------ Collected data

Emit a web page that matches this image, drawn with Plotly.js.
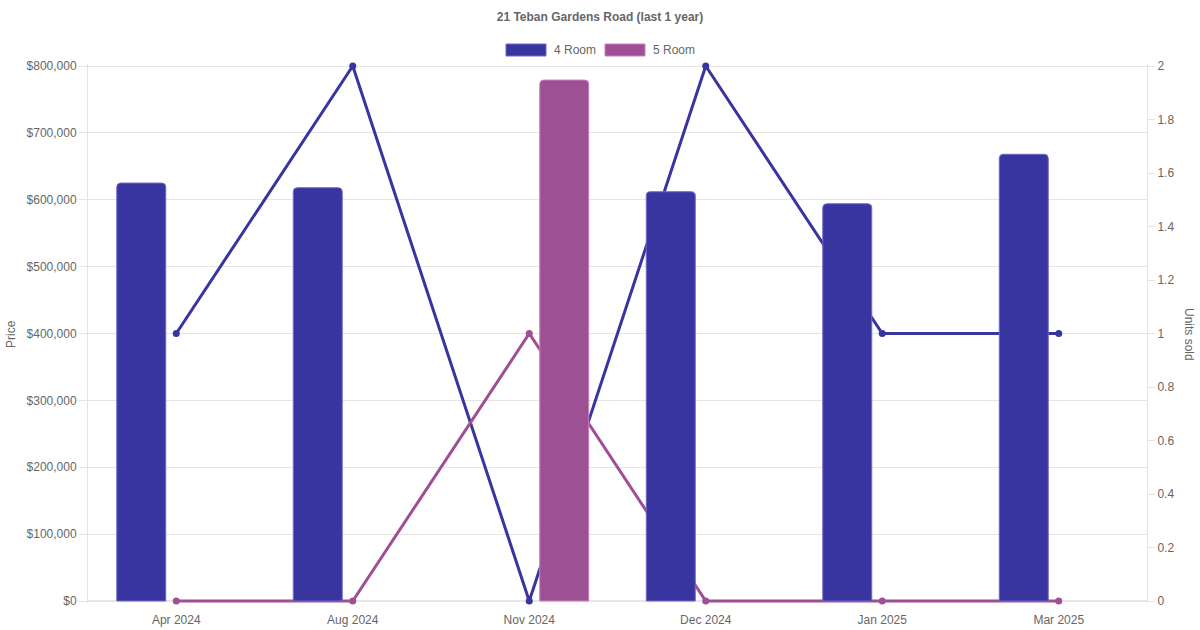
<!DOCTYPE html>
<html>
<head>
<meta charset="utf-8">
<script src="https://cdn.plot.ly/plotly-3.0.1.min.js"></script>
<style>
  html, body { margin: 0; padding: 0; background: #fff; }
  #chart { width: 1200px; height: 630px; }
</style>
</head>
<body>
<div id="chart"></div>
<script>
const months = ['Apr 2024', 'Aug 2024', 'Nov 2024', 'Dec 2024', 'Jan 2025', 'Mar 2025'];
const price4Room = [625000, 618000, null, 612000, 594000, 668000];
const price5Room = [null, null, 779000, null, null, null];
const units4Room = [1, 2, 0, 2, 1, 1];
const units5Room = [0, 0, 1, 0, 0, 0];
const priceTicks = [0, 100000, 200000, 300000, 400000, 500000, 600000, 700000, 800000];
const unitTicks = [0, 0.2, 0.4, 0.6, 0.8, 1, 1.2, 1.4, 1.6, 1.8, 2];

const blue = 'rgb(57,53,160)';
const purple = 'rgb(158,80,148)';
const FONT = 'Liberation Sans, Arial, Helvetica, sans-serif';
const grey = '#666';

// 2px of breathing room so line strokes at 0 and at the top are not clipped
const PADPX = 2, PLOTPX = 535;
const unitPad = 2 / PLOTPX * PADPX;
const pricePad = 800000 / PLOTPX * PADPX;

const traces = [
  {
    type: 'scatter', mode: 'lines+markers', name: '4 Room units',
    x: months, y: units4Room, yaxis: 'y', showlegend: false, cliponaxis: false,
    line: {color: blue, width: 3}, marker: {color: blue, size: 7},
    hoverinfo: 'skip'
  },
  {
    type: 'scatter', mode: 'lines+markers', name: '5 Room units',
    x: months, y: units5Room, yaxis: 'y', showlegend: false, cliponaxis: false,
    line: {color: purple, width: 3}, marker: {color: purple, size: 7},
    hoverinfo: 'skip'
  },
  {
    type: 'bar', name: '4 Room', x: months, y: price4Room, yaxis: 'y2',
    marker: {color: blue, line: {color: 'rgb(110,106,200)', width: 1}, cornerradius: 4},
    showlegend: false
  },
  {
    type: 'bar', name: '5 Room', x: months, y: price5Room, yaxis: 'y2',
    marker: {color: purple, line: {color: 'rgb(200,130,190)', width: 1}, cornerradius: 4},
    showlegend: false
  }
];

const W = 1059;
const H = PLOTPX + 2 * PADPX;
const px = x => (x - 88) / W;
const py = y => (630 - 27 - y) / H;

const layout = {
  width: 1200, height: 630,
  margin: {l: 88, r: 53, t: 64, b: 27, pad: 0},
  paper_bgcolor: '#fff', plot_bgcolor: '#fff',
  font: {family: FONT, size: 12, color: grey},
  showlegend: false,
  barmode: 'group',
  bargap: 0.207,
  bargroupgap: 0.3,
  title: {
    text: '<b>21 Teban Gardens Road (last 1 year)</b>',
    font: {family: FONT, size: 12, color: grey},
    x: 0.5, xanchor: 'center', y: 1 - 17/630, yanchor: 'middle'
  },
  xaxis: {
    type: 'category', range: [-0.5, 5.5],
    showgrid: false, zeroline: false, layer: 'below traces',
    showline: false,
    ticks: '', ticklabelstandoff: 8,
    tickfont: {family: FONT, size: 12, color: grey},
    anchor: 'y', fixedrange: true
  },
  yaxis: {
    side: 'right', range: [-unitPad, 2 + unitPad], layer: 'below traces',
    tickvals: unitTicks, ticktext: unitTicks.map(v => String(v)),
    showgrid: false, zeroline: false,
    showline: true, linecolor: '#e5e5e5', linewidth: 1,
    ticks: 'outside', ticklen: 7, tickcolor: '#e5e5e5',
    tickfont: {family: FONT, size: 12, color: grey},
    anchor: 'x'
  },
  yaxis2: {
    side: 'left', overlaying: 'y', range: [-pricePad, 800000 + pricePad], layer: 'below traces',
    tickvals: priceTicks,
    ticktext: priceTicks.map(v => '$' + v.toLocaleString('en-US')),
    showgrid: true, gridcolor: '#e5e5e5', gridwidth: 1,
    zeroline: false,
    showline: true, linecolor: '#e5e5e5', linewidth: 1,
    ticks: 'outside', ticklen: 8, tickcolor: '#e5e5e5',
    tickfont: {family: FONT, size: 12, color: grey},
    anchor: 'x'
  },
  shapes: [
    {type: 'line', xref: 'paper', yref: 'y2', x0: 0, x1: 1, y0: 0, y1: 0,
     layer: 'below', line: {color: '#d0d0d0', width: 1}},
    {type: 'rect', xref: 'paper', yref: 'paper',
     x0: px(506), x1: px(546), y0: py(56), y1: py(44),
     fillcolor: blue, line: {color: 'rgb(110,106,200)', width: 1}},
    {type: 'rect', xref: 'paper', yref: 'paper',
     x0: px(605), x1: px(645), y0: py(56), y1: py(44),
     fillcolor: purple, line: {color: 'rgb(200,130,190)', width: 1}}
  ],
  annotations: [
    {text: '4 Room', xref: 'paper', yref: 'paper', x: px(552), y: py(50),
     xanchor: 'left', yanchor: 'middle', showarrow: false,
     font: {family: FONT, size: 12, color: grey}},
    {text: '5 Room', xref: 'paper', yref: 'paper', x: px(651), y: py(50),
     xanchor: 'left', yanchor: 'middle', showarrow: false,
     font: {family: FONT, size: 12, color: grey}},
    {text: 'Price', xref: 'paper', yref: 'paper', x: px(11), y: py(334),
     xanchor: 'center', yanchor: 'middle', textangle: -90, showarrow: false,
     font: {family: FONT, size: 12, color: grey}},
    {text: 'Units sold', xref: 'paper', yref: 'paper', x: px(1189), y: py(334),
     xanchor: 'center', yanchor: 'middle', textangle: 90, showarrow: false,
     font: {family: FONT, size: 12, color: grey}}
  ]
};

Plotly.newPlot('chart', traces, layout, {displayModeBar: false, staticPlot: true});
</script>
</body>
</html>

------------

Required work
Each line from the top of the material through the line containing "const pricePad = 800000 / PLOTPX * PADPX;" should be reproduced exactly; please drop any images.

Answer to the exercise
Emit a web page that matches this image, drawn with Plotly.js.
<!DOCTYPE html>
<html>
<head>
<meta charset="utf-8">
<script src="https://cdn.plot.ly/plotly-3.0.1.min.js"></script>
<style>
  html, body { margin: 0; padding: 0; background: #fff; }
  #chart { width: 1200px; height: 630px; }
</style>
</head>
<body>
<div id="chart"></div>
<script>
const months = ['Apr 2024', 'Aug 2024', 'Nov 2024', 'Dec 2024', 'Jan 2025', 'Mar 2025'];
const price4Room = [625000, 618000, null, 612000, 594000, 668000];
const price5Room = [null, null, 779000, null, null, null];
const units4Room = [1, 2, 0, 2, 1, 1];
const units5Room = [0, 0, 1, 0, 0, 0];
const priceTicks = [0, 100000, 200000, 300000, 400000, 500000, 600000, 700000, 800000];
const unitTicks = [0, 0.2, 0.4, 0.6, 0.8, 1, 1.2, 1.4, 1.6, 1.8, 2];

const blue = 'rgb(57,53,160)';
const purple = 'rgb(158,80,148)';
const FONT = 'Liberation Sans, Arial, Helvetica, sans-serif';
const grey = '#666';

// 2px of breathing room so line strokes at 0 and at the top are not clipped
const PADPX = 2, PLOTPX = 535;
const unitPad = 2 / PLOTPX * PADPX;
const pricePad = 800000 / PLOTPX * PADPX;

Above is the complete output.